** Begin Source material **

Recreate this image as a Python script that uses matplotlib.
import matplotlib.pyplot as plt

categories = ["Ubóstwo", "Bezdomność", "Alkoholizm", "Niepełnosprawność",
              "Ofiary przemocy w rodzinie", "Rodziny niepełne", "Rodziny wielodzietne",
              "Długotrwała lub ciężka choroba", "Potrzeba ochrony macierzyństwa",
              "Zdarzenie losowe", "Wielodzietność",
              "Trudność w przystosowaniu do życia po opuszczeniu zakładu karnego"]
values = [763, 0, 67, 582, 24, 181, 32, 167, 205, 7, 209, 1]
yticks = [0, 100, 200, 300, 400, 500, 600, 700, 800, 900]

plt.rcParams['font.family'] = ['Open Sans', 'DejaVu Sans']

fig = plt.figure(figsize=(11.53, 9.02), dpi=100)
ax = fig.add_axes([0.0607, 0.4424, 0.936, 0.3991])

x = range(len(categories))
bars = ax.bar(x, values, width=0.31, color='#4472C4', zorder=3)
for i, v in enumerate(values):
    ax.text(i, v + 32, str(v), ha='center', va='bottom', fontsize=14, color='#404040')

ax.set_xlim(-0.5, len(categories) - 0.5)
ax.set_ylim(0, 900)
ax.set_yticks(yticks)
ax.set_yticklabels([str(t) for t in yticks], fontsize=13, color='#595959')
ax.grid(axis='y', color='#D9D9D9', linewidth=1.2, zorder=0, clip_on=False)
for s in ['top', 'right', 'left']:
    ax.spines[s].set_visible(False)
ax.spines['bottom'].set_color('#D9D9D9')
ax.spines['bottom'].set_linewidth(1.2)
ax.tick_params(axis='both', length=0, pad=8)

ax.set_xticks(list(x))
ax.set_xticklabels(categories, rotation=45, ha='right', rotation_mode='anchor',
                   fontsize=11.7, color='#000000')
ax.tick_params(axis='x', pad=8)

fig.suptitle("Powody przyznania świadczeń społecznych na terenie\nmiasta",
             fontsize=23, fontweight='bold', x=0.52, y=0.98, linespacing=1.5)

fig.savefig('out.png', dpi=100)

** End Source material **

Task:
Print the material once more, exactly.

Task answer:
Recreate this image as a Python script that uses matplotlib.
import matplotlib.pyplot as plt

categories = ["Ubóstwo", "Bezdomność", "Alkoholizm", "Niepełnosprawność",
              "Ofiary przemocy w rodzinie", "Rodziny niepełne", "Rodziny wielodzietne",
              "Długotrwała lub ciężka choroba", "Potrzeba ochrony macierzyństwa",
              "Zdarzenie losowe", "Wielodzietność",
              "Trudność w przystosowaniu do życia po opuszczeniu zakładu karnego"]
values = [763, 0, 67, 582, 24, 181, 32, 167, 205, 7, 209, 1]
yticks = [0, 100, 200, 300, 400, 500, 600, 700, 800, 900]

plt.rcParams['font.family'] = ['Open Sans', 'DejaVu Sans']

fig = plt.figure(figsize=(11.53, 9.02), dpi=100)
ax = fig.add_axes([0.0607, 0.4424, 0.936, 0.3991])

x = range(len(categories))
bars = ax.bar(x, values, width=0.31, color='#4472C4', zorder=3)
for i, v in enumerate(values):
    ax.text(i, v + 32, str(v), ha='center', va='bottom', fontsize=14, color='#404040')

ax.set_xlim(-0.5, len(categories) - 0.5)
ax.set_ylim(0, 900)
ax.set_yticks(yticks)
ax.set_yticklabels([str(t) for t in yticks], fontsize=13, color='#595959')
ax.grid(axis='y', color='#D9D9D9', linewidth=1.2, zorder=0, clip_on=False)
for s in ['top', 'right', 'left']:
    ax.spines[s].set_visible(False)
ax.spines['bottom'].set_color('#D9D9D9')
ax.spines['bottom'].set_linewidth(1.2)
ax.tick_params(axis='both', length=0, pad=8)

ax.set_xticks(list(x))
ax.set_xticklabels(categories, rotation=45, ha='right', rotation_mode='anchor',
                   fontsize=11.7, color='#000000')
ax.tick_params(axis='x', pad=8)

fig.suptitle("Powody przyznania świadczeń społecznych na terenie\nmiasta",
             fontsize=23, fontweight='bold', x=0.52, y=0.98, linespacing=1.5)

fig.savefig('out.png', dpi=100)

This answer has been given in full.